[Cite as FRC Project, L.L.C. v. Canepa Media Solutions, Inc., 2013-Ohio-259.]
Court of Appeals of Ohio
EIGHTH APPELLATE DISTRICT
COUNTY OF CUYAHOGA
JOURNAL ENTRY AND OPINION
No. 97845
FRC PROJECT, L.L.C.
PLAINTIFF-APPELLANT
vs.
CANEPA MEDIA SOLUTIONS, INC., ET AL.
DEFENDANTS-APPELLEES
JUDGMENT:
AFFIRMED
Civil Appeal from the
Cuyahoga County Court of Common Pleas
Case No. CV-763900
BEFORE: Celebrezze, J., Boyle, P.J., and S. Gallagher, J.
RELEASED AND JOURNALIZED: January 31, 2013
ATTORNEY FOR APPELLANT
Orville E. Stifel, II
5310 Franklin Boulevard
P.O. Box 602780
Cleveland, Ohio 44102
ATTORNEY FOR APPELLEES
Daniel Thiel
75 Public Square
Suite 650
Cleveland, Ohio 44113
FRANK D. CELEBREZZE, JR., J.:
{¶1} Plaintiff-appellant, FRC Project, L.L.C. (“FRC”), appeals the dismissal of
its declaratory judgment action seeking to enjoin the enforcement efforts by Canepa
Media Solutions, Inc. (“Canepa”) for a judgment Canepa obtained against a third party.

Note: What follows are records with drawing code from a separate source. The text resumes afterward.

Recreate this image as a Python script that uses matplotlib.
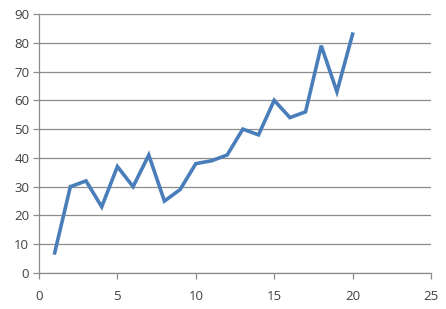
import matplotlib
matplotlib.use("Agg")
import matplotlib.pyplot as plt

x_vals = list(range(1, 21))
y_vals = [7, 30, 32, 23, 37, 30, 41, 25, 29, 38, 39, 41, 50, 48, 60, 54, 56, 79, 63, 83]

plt.rcParams['font.family'] = ['Open Sans', 'DejaVu Sans']

fig = plt.figure(figsize=(4.46, 3.09), dpi=100)
ax = fig.add_axes([39/446, 36/309, 392/446, 259/309])

ax.plot(x_vals, y_vals, color='#4a7ebb', linewidth=2.6, solid_joinstyle='miter')

ax.set_xlim(0, 25)
ax.set_ylim(0, 90)
ax.set_xticks(range(0, 26, 5))
ax.set_yticks(range(0, 91, 10))
ax.yaxis.grid(True, color='#8c8c8c', linewidth=0.9)
ax.set_axisbelow(True)

for s in ['top', 'right']:
    ax.spines[s].set_visible(False)
for s in ['left', 'bottom']:
    ax.spines[s].set_color('#8c8c8c')
    ax.spines[s].set_linewidth(0.9)

ax.tick_params(axis='both', colors='#8c8c8c', labelcolor='#404040', labelsize=9.5, length=4, width=0.9)
ax.tick_params(axis='x', pad=8)
ax.tick_params(axis='y', pad=3)

fig.savefig('out.png', dpi=100)
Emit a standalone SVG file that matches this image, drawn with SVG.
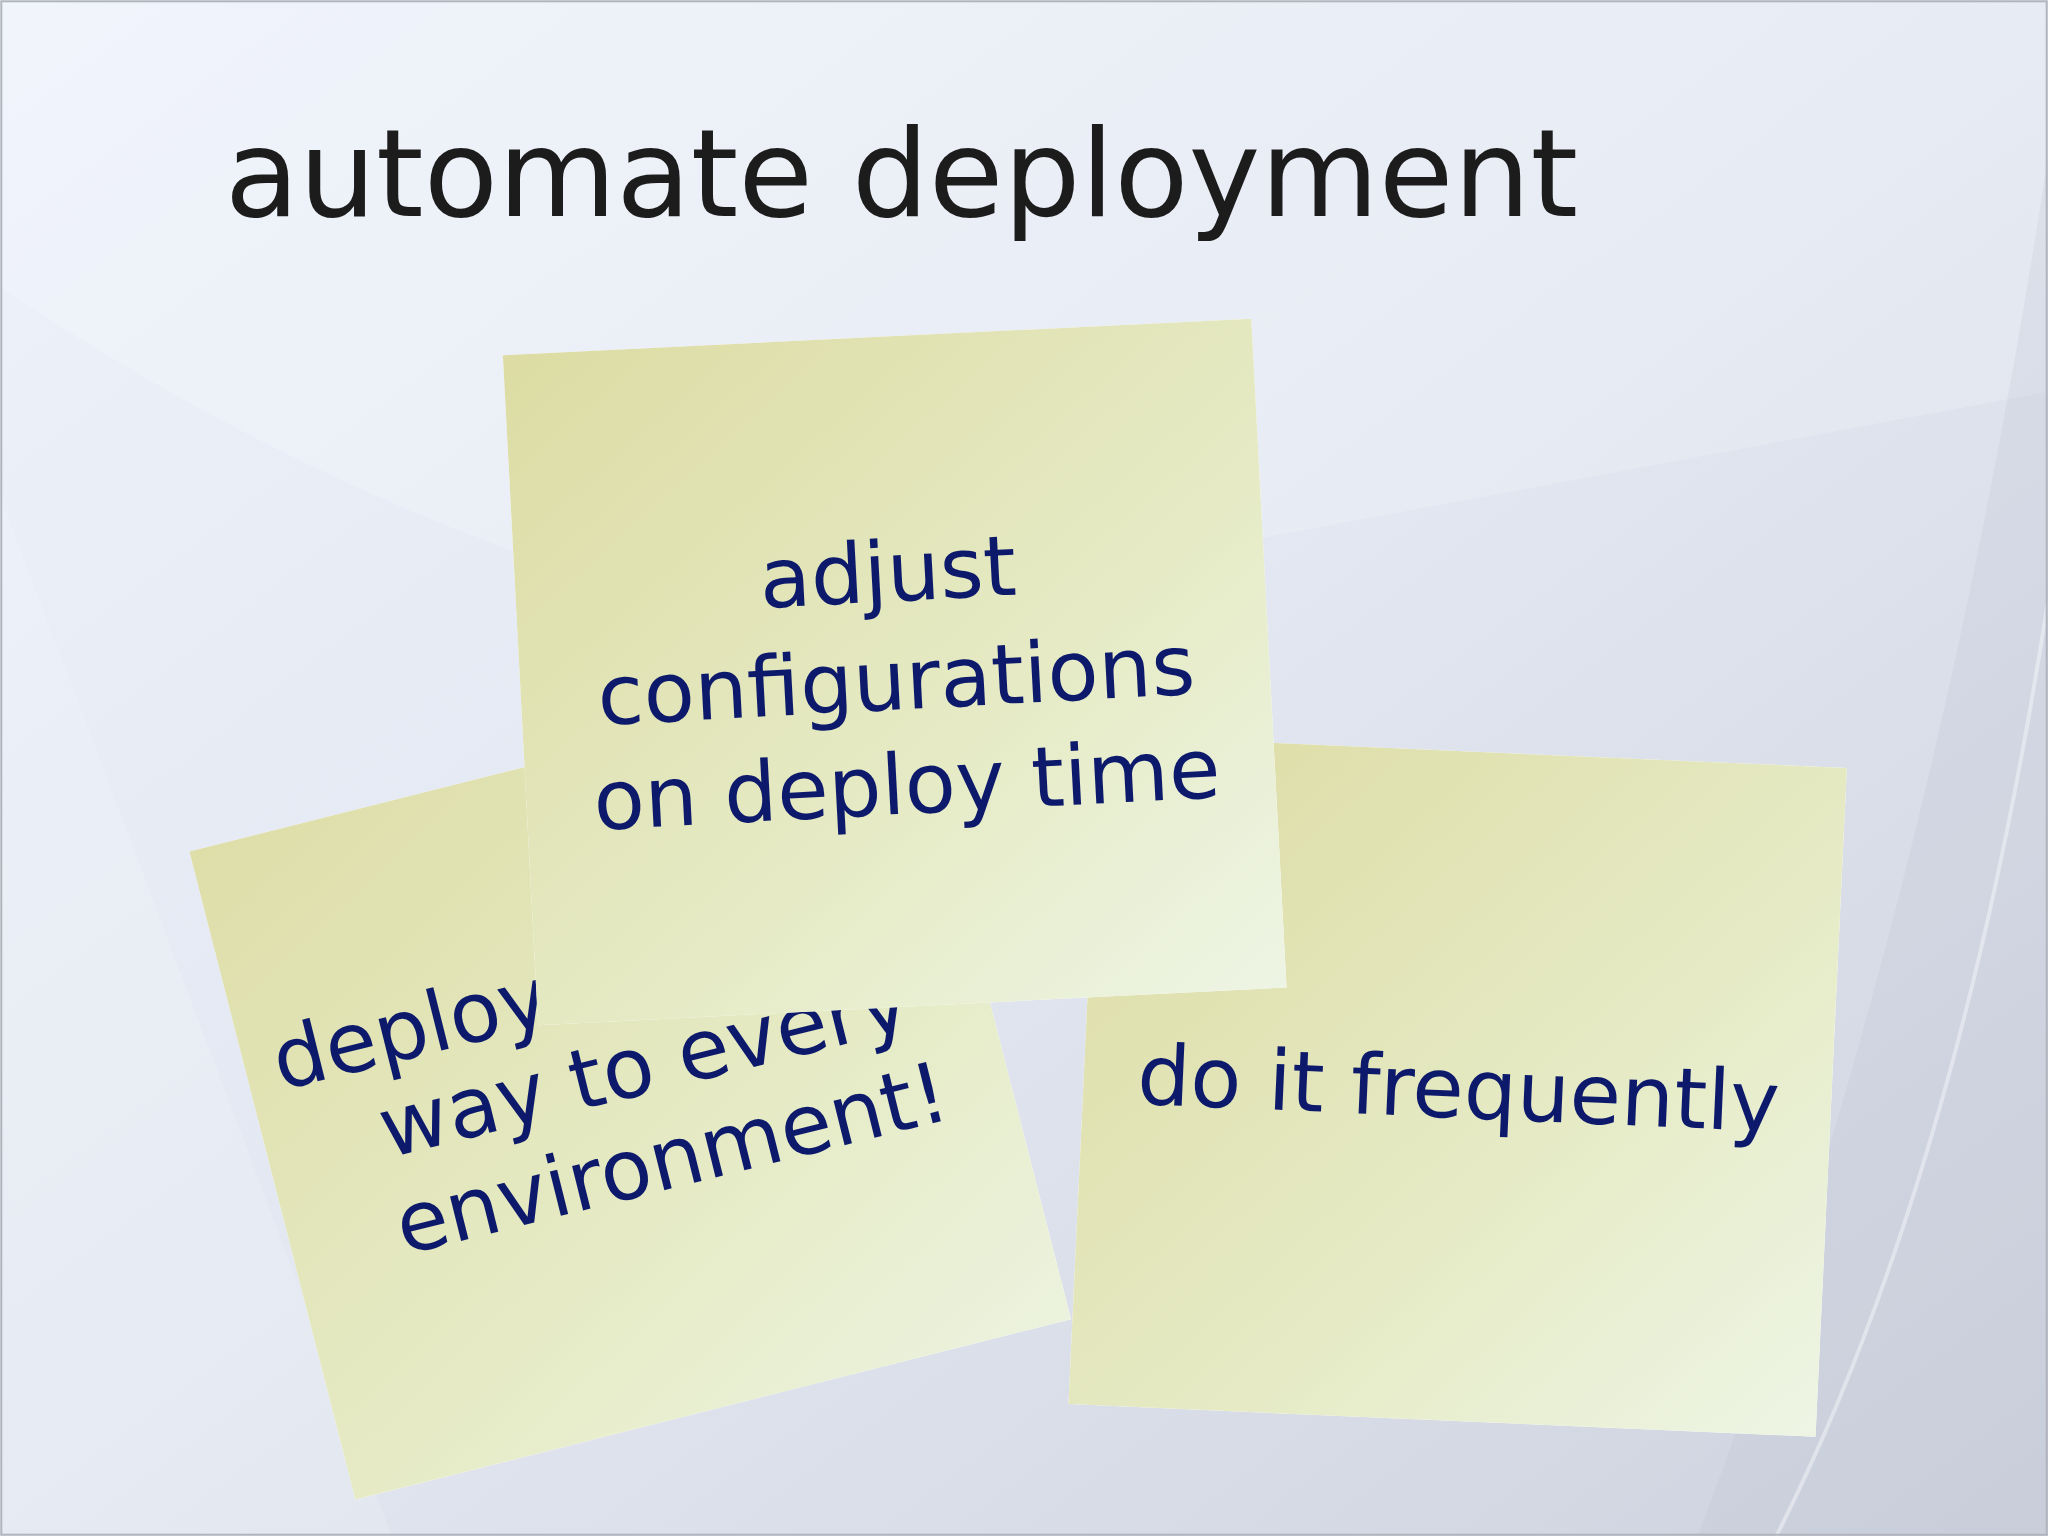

FRC argues that its complaint adequately stated a claim for relief and that the trial court
erred in dismissing it based on Civ.R. 12(B)(6). After a thorough review of the record
and law, we affirm.
I. Factual and Procedural History
{¶2} Canepa filed an action in Rocky River Municipal Court that resulted in a
judgment against Peneventures, Inc. (“Peneventures”) for $15,000. Penny Dixon is the
corporation’s sole officer and shareholder. In July 2011, just short of two years after
obtaining this judgment, Canepa transferred it to the Cuyahoga County Common Pleas
Court and obtained a writ of execution directing the sheriff to levy upon and seize all
property located at 19102 Old River Road in Rocky River, Ohio. This was the business
location of Peneventures, now being operated by FRC. FRC asserts that it is the owner
of all property and inventory at this location. FRC is an Ohio limited liability company
formed in 2004, and its sole member is Debra Dixon, Penny Dixon’s daughter. FRC also
obtained a license to use the “Pen-E-Ventures” trade name from Peneventures. FRC was
notified of the writ of execution by Canepa and asserted that the property Canepa was
attempting to seize was not owned by Peneventures. FRC informed Canepa’s attorney,
Daniel Thiel, that Canepa had no judgment against FRC and that any seizure of its
property would be illegal. According to FRC, Thiel indicated the writ of execution would
still be carried out.
{¶3} Rather than filing a motion to quash the writ or availing itself of statutory
provisions for the protection of property of third parties wrongly seized by the sheriff, on
September 8, 2011, FRC filed a complaint seeking declaratory judgment, damages, and
injunctive relief against Attorney Thiel and Canepa. The action alleged attempted trespass
and conversion as well as civil rights actions under 42 U.S.C. 1983 and 1988. It sought
an injunction, compensatory and punitive damages, and attorney fees.1 Canepa filed a
motion to dismiss for failure to state a claim on September 28, 2011. We note that as a
result of FRC’s declaratory complaint, Canepa filed a separate action in the Cuyahoga
County Common Pleas Court alleging fraudulent transfer of assets against Peneventures
and FRC. The writ of execution was returned by the sheriff unfulfilled, and Canepa filed
a second motion to dismiss FRC’s declaratory judgment action as moot.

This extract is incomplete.